The authors look into three barriers to digital trade – technology barriers, barriers relating to e-payments, and data localization barriers. Analyzing the text, the authors gauge how concretely the DEAs contribute to the economy through either the removal or enhancement of these barriers. The parameters that are used to assess the impacts of these DEAs are industrial output, value-added, employment, and trade. For example, finding new ways to “better link the AI ecosystems” between the partners will be modeled as the removal of technological barriers. Improvements in the conduction of trade abroad can be modeled as reduced transportation costs of trade. On the other hand, restrictions on data movement will be modeled as increased production costs on the ICT sector in the counterfactual model.
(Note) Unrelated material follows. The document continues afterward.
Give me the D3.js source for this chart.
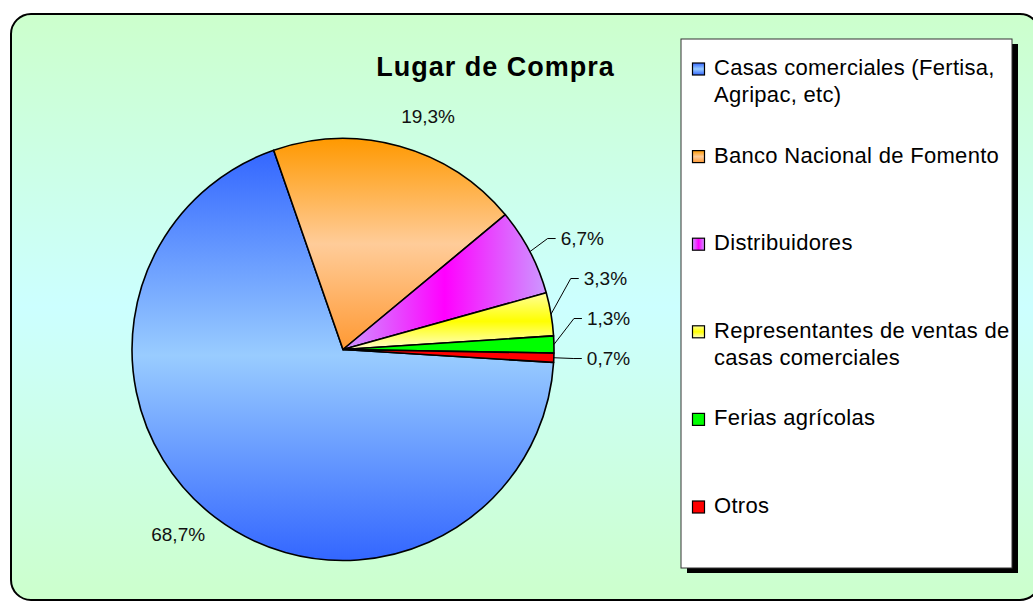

The simulation results show that the benefits of DEAs go beyond the core ICT sectors. The output of the ICT, Financial & Insurance, and Business Services sectors is expected to increase by at least 6-7% for the three countries. This growth in ICT will further create positive spillover effects for the industries downstream. Being island nations, the three countries are highly trade-oriented. With the DEAs in place, they stand to significantly increase their ICT exports to the respective signatories. Moreover, a similar level of growth in the digital economy is expected across the three economies with Singapore marginally outdoing the other two. As cross-border data flow continues to underpin digital trade, it has invoked an international discourse around “digital border controls”. Domestic regulatory and legal regimes have developed independently and range from most restrictive (all data must be stored locally) to less restrictive (only one copy may be stored locally). This lack of standardization comes at the cost of losing opportunities for better data innovation and collaboration. The simulation predicts drops ranging between 0.8-1.69% in the ICT output of the three signatories in case of strict limitations on data transfer. This reflects that data localization requirements translate to a surge in operating and compliance costs for companies.

The study further explores the potential benefits of a broad and multilateral DEA within the ASEAN. ICT sectors in developing economies such as Cambodia, Laos, and Vietnam stand to gain most significantly due to increased collaboration. This could also considerably increase skilled labor demand in these countries. Moreover, if a single digital trade system is adopted, the region could experience a huge increase in the volume of trade among its countries (see Figure 1) which could improve trade integration in the region.

In an increasingly connected digital world, it is in everyone’s interest to leverage the interconnectedness of their economies. As the usage of data and technology proliferates, policymakers have continually focused on securing the success of digital trade while simultaneously protecting domestic interests. DEAs can prove helpful by ensuring continued economic growth and integration. A simulation through the CGE model offers an optimistic picture of the future of digital trade. The ICT output is expected to grow which could lead to an increase in its exports and the digital economy overall. For policymakers, the implications of this research go beyond the impetus to creating new DEAs. As the ICT industry grows, related downstream industries such as Business services, Financial & Insurance sectors need policy focus too. Their development will add more value and could have far-reaching implications for associated industries. Moreover, the right balance between data openness and data privacy will foster innovation and growth while maintaining adequate protection of consumer privacy rights.